= Edward Ferrers (dramatist) =

Edward Ferrers (died 1564) is described by Anthony Wood as a distinguished English dramatist during the reign of King Edward VI. This characterisation is no longer accepted.

Wood suggests, without advancing any proof, that he was educated at Oxford. His name does not appear on the register. We know that one Edward Ferrers of Baddesley Clinton, Warwickshire, died 11 August 1564. He was the son of Henry Ferrers (d. 1526), married in 1548 Bridget, daughter of William, lord Windsor, and was father of Henry Ferrers. the antiquary. He was buried in Tarbick Church, Worcestershire. Another Edward Ferrers was one of the band of gentlemen pensioners at Elizabeth I's court on 1 June 1565, when he was assessed in a subsidy roll as owner of forty shillings worth of land in the parish of St. Dunstan and ward of Farringdon, London. But there is no evidence that either of these men was a dramatist.

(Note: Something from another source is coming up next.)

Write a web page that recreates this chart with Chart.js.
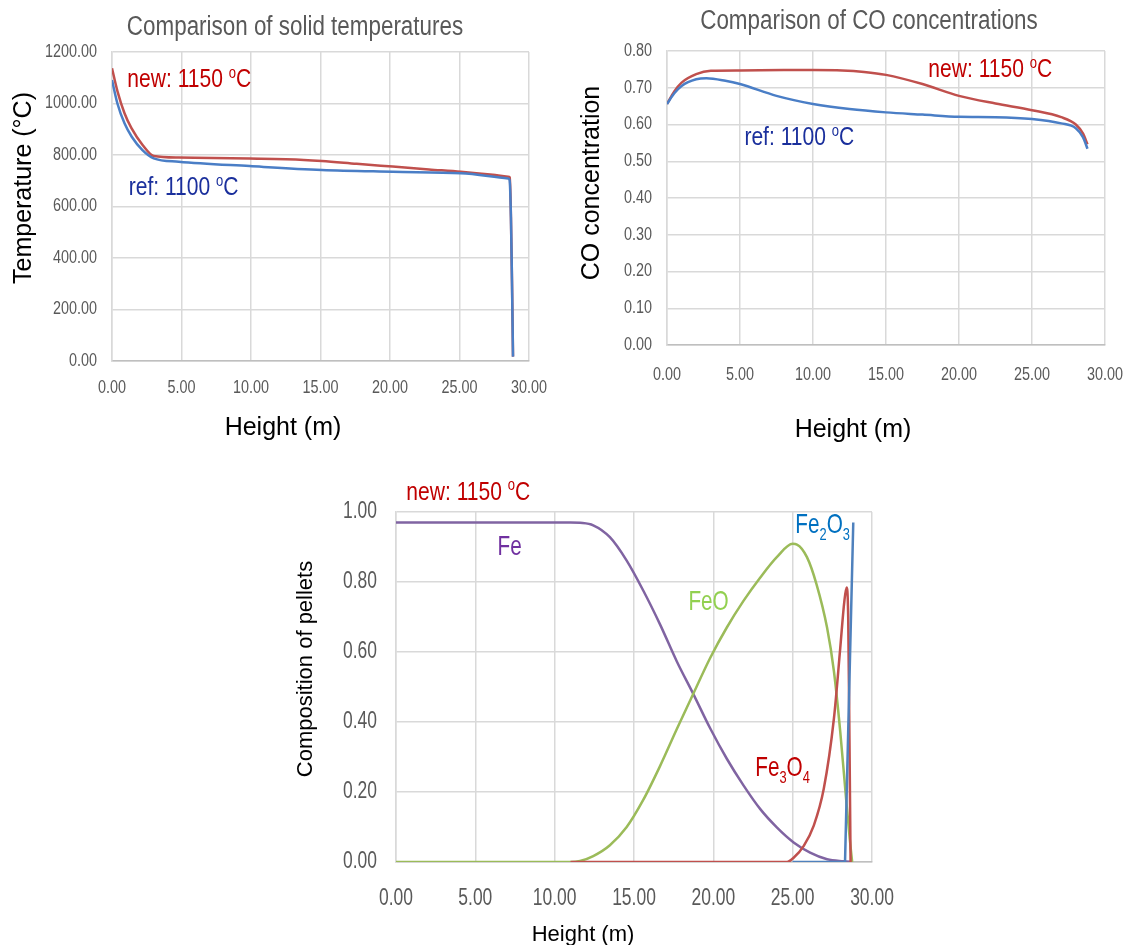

Wood perpetuated the mistakes of Richard Puttenham in his Arte of English Poesie (1589), and of Francis Meres in his Palladis Tamia (1598), who both attributed to an Edward Ferrers or Ferris literary work which should have been placed to the credit of George Ferrers. Joseph Ritson, while correcting Wood's main errors, nevertheless maintained that there was probably a dramatist named Edward Ferrers as well as the poet George Ferrers no evidence outside their testimony to show that Edward Ferrers as an author had any existence.